== THE PROBLEM ==
Note each line where "this" appears, and copy it.

— START OF ENTRIES —

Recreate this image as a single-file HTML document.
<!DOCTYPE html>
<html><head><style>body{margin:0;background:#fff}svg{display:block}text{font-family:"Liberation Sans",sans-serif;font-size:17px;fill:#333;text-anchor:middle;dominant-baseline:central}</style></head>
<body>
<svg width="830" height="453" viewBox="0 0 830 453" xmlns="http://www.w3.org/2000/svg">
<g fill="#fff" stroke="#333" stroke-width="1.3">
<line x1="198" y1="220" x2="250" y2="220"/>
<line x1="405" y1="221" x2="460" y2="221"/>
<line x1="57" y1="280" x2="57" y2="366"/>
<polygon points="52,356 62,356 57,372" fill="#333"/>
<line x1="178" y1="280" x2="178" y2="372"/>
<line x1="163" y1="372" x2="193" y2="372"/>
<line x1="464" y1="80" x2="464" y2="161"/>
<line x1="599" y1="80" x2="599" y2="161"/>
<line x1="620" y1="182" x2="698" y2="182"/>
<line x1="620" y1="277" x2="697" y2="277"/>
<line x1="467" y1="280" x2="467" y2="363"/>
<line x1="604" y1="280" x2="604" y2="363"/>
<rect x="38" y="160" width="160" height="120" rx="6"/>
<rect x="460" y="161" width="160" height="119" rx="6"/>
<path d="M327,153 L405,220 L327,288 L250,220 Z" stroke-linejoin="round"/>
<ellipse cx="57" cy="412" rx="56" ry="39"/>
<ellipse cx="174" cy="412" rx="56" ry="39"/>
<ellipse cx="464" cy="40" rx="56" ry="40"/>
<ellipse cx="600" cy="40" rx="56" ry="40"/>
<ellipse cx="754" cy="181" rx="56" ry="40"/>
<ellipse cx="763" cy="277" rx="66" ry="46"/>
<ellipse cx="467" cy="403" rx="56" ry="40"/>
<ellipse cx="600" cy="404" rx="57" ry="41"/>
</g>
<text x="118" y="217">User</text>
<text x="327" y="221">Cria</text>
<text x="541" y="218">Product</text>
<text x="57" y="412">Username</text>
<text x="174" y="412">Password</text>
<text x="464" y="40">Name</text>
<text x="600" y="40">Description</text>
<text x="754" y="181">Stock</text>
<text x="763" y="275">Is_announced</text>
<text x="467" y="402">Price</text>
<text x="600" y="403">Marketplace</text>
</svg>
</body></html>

— END OF ENTRIES —
— START OF ENTRIES —

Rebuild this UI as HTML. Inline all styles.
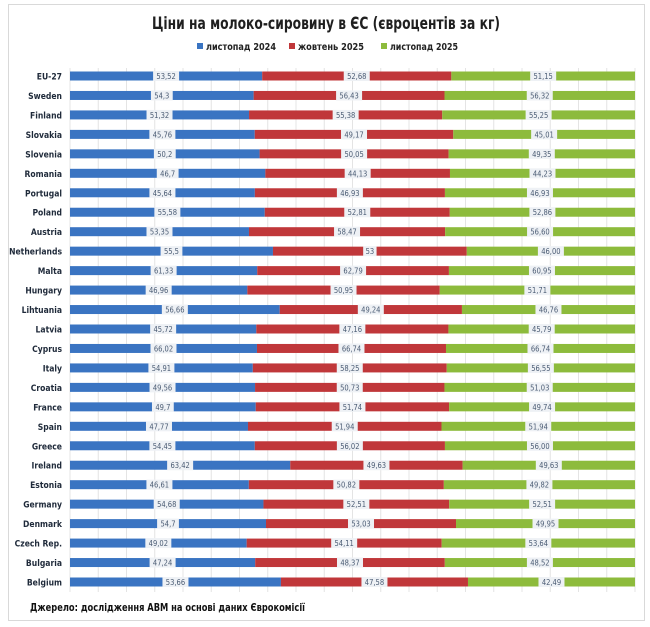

— END OF ENTRIES —

== THE COMPLETED TASK ==
Recreate this image as a single-file HTML document.
Rebuild this UI as HTML. Inline all styles.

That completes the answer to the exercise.